What you are asked to do:
Copy exactly the lines that run from the top of the listing to the line containing "plt.rcParams['hatch.color'] = '#cccccc'", both ends included, and omit the pictures.

Data excerpt:
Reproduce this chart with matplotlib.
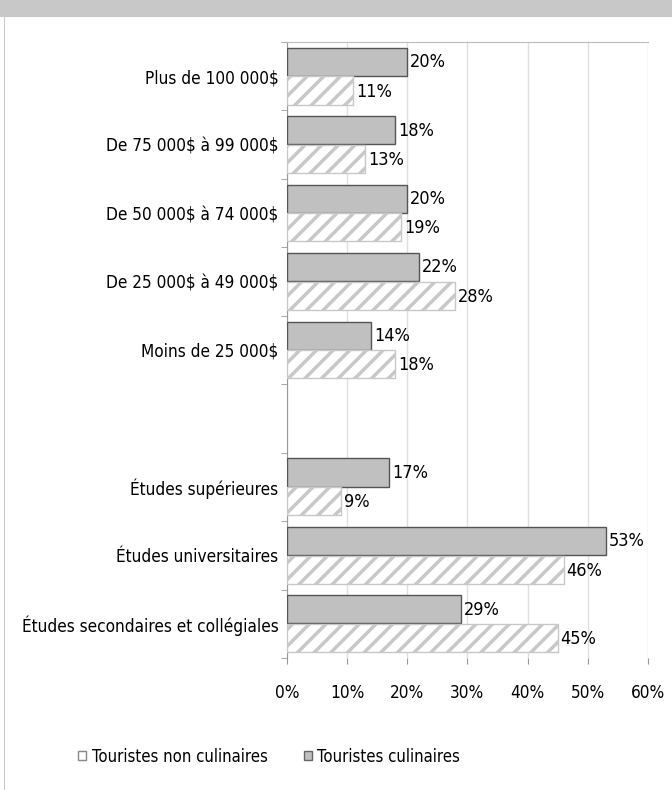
import numpy as np
import matplotlib
matplotlib.use("Agg")
import matplotlib.pyplot as plt
from matplotlib.patches import Rectangle, Patch

plt.rcParams['font.family'] = ['DejaVu Sans']
plt.rcParams['font.stretch'] = 'condensed'
plt.rcParams['hatch.linewidth'] = 2.5
plt.rcParams['hatch.color'] = '#cccccc'

# categories top to bottom; empty string marks the blank slot
categories = ["Plus de 100 000\\$", "De 75 000\\$ à 99 000\\$", "De 50 000\\$ à 74 000\\$",
              "De 25 000\\$ à 49 000\\$", "Moins de 25 000\\$", "",
              "Études supérieures", "Études universitaires",
              "Études secondaires et collégiales"]
culinaires = [20, 18, 20, 22, 14, None, 17, 53, 29]
non_culinaires = [11, 13, 19, 28, 18, None, 9, 46, 45]
xticks = [0, 10, 20, 30, 40, 50, 60]

fs = 12.3

fig = plt.figure(figsize=(6.72, 7.9), dpi=100)
# grey band on top and thin grey line on the left
fig.add_artist(Rectangle((0, 0.978), 1, 0.022, transform=fig.transFigure,
                         facecolor="#c8c8c8", edgecolor="none"))
fig.add_artist(Rectangle((0.006, 0), 0.002, 0.978, transform=fig.transFigure,
                         facecolor="#c8c8c8", edgecolor="none"))

ax = fig.add_axes([0.427, 0.167, 0.537, 0.780])
n = len(categories)
ax.set_ylim(n, 0)
ax.set_xlim(0, 60)

h = 0.41
for i in range(n):
    if culinaires[i] is None:
        continue
    ax.barh(i + 0.5 - h / 2 - 0.005, culinaires[i], height=h, color="#c0c0c0",
            edgecolor="#555555", linewidth=1.0, zorder=3)
    ax.barh(i + 0.5 + h / 2 + 0.005, non_culinaires[i], height=h, color="white",
            edgecolor="#c8c8c8", hatch="//", linewidth=1.0, zorder=3)
    ax.text(culinaires[i] + 0.5, i + 0.5 - h / 2, f"{culinaires[i]}%",
            va="center", ha="left", fontsize=13, zorder=4)
    ax.text(non_culinaires[i] + 0.5, i + 0.5 + h / 2 + 0.02, f"{non_culinaires[i]}%",
            va="center", ha="left", fontsize=13, zorder=4)

ax.set_yticks(np.arange(n) + 0.5)
ax.set_yticklabels(categories, fontsize=fs)
ax.set_yticks(np.arange(n + 1), minor=True)
ax.tick_params(axis="y", which="major", length=0, pad=6)
ax.tick_params(axis="y", which="minor", length=4, color="#999999")

ax.set_xticks(xticks)
ax.set_xticklabels([f"{v}%" for v in xticks], fontsize=fs)
ax.tick_params(axis="x", length=4.5, color="#999999", pad=14)
ax.xaxis.grid(True, color="#e0e0e0", linewidth=1, zorder=0)

for s in ["right", "bottom"]:
    ax.spines[s].set_visible(False)
ax.spines["top"].set_color("#bbbbbb")
ax.spines["left"].set_color("#999999")

# legend
handles = [Patch(facecolor="white", edgecolor="#888888", label="Touristes non culinaires"),
           Patch(facecolor="#c0c0c0", edgecolor="#666666", label="Touristes culinaires")]
fig.legend(handles=handles, loc="center left", bbox_to_anchor=(0.094, 0.042),
           ncol=2, frameon=False, handlelength=0.45, handleheight=0.45,
           handletextpad=0.35, columnspacing=2.2, prop={"size": 12, "stretch": "condensed"})

fig.savefig("out.png", dpi=100)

Exercise response:
Reproduce this chart with matplotlib.
import numpy as np
import matplotlib
matplotlib.use("Agg")
import matplotlib.pyplot as plt
from matplotlib.patches import Rectangle, Patch

plt.rcParams['font.family'] = ['DejaVu Sans']
plt.rcParams['font.stretch'] = 'condensed'
plt.rcParams['hatch.linewidth'] = 2.5
plt.rcParams['hatch.color'] = '#cccccc'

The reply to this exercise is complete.